Grand écran: "Les ogres", un film qui s'auto-dévore dans la démesure. Avec Adèle Haenel. (12/04/2016)
Léa Fehner nous plonge dans l’univers du théâtre itinérant avec Les ogres, comédiens exubérants sillonnant les routes de France avec leur chapiteau sur le dos, s’arrêtant de ville en ville pour faire leur show, qui tient à la fois du cirque et du spectacle forain.
La réalisatrice de 34 ans s’inspire de sa propre vie, ayant elle-même grandi dans ce milieu au cours des années 90. Ce sont ses souvenirs qui nourrissent une histoire évoquant le quotidien d’une troupe façon grande famille recomposée, sorte de microcosme social où on partage tout, où chacun se mêle de tout dans une absence totale d'intimité. Comme de l’arrivée imminente d’un bébé et du retour d’une ancienne amante qui vont raviver des blessures prétendument oubliées, prétextes à la dramatisation exacerbée du récit.
Et Léa Fehner ne fait pas dans la dentelle. Caméra indiscrète fouinant partout en perpétuel mouvement, bouillonnement permanent et à son comble chez ses ogres foutraques. Felliniens sur les bords, ils s’aiment, se déchirent et se dévorent à grand renfort de cris, de hurlements, d’épuisantes démonstrations outrancières de sentiments et d’émotions. Une débauche de vie et d’énergie virant à une démesure et une hystérie qui finissent tout de même par lasser.
En haut de l’affiche de l'opus pour lequel Léa Fehner s'est notamment entourée de son père, sa mère et sa soeur: Adèle Haenel, lâchée dans une arène en effervescence. César de la meilleure actrice l’an dernier pour l’excellent Les Combattants, actuellement également au théâtre à Paris dans Old Tiîmes d'Harold Pinter, elle était récemment de passage à Genève.
Forte personnalité, la jeune femme, un rien hostile, s’agace qu’on puisse lui demander son sentiment sur ceux que provoquent sa belle ascension dans le métier. «Nouvelle tornade du cinéma français» lui arrache par exemple un «ouais, super» pour le moins dédaigneux… En revanche «féministe» lui va. Rebelle aussi, un peu, enfin elle ne sait pas… Surtout, elle s’en moque. «Ce n'est pas à moi de le dire.

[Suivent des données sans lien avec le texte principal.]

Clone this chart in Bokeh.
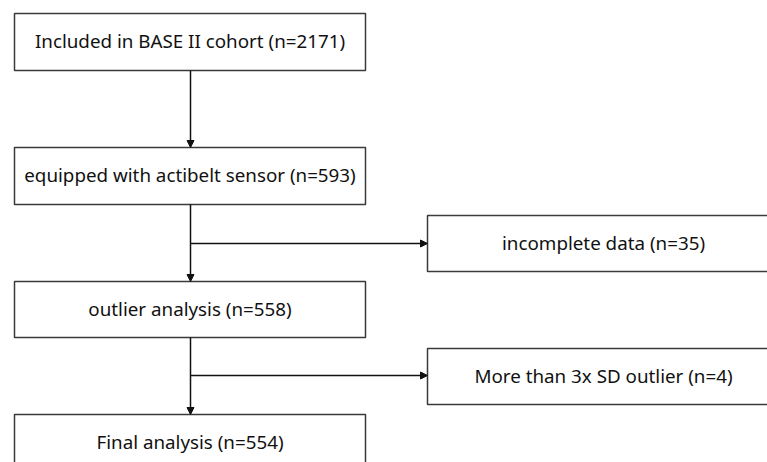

Pensez de moi ce que vous voulez».
L'essentiel, c'est la rencontre avec un réalisateur ou une réalisatrice, la promesse contenue dans un scénario, comme celui de Léa Fehner et de ses deux coauteures. La jolie Adèle en serait-elle une, d'ogresse? En tout cas, le film lui a fait du bien. «Il est bruyant, excessif, n’est pas dans la subtilité. Il réveille, remet au centre une vie qui n’a rien de tempéré. Il parle de la confrontation à l’autre, de l’altérité. Il y a une vibration politique hors d’une rationalité dont on nous rebat les oreilles. Et puis ce qui m’a plu, c’est l’improvisation totale qu’il y a dans certaines scènes. C’est génial. On a peur, mais on éprouve du plaisir».
Pour Adèle Haenel, créer un microcosme n’est pas forcément l’ambition de l'auteur. «Certes cela reste une microsociété. Mais l’important c’est le vivre ensemble. Avec des différences assumées. Chacun est venu avec ce qu’il était. Il ne s’agit pas de mettre les gens dans une case. C’est précisément l’inverse. Trouver sa place au sein d’une telle troupe, c’est assez galvanisant. Il faut viser le moment juste. L’équilibre. Oublier la caméra. Assumer la limite de ce qu’on est».
A l’affiche dans les salles de Suisse romande dès mercredi 11 avril.